Entries missing values are given the value NaN, short for "Not a Number".

reviews[pd.isnull(reviews.country)]
# How many reviews in the dataset are missing a price?
missing_prices = reviews[reviews.price.isnull()]
n_missing_prices = len(missing_prices)

# What are the most common wine-producing regions? 
# Series counting the number of times each value occurs in the region_1 field. 
# This field is often missing data, so replace missing values with Unknown. 
# Sort in descending order.
reviews.region_1.fillna('Unknown').value_counts().sort_values(ascending=False)

# Replace a value by another
reviews.taster_twitter_handle.replace("@kerinokeefe", "@kerino")

Renaming

rename() lets you rename index or column values by specifying a index or column keyword parameter, respectively.

reviews.rename(columns={'points': 'score'})

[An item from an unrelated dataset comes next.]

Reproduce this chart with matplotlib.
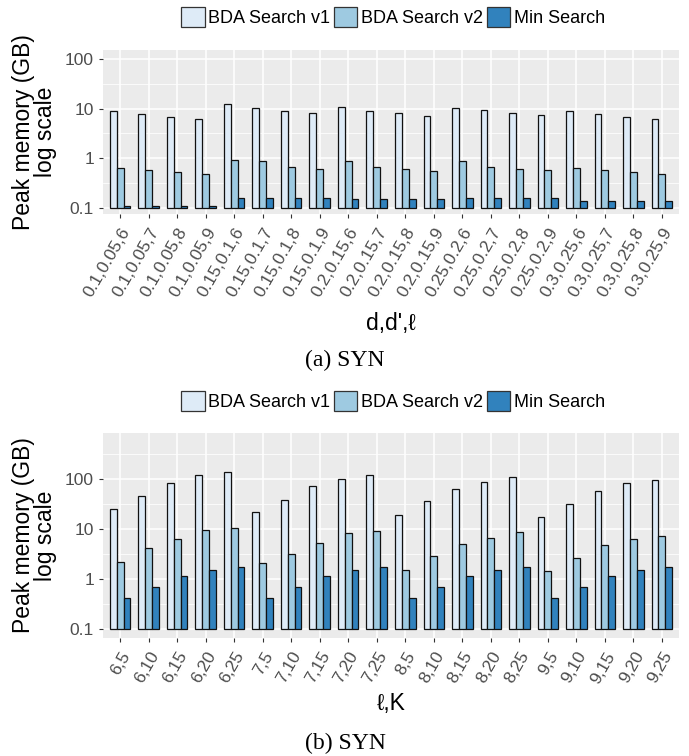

reviews.rename(index={0: 'firstEntry', 1: 'secondEntry'})

# Rename index
reindexed = reviews.rename_axis('wines',axis='rows')

Combining

Pandas has three core methods for doing combining data frames. In order of increasing complexity, these are concat(), join(), and merge().

join() lets you combine different DataFrame objects which have an index in common

left = canadian_youtube.set_index(['title', 'trending_date'])
right = british_youtube.set_index(['title', 'trending_date'])

left.join(right, lsuffix='_CAN', rsuffix='_UK')

The lsuffix and rsuffix parameters are necessary here because the data has the same column names in both British and Canadian datasets.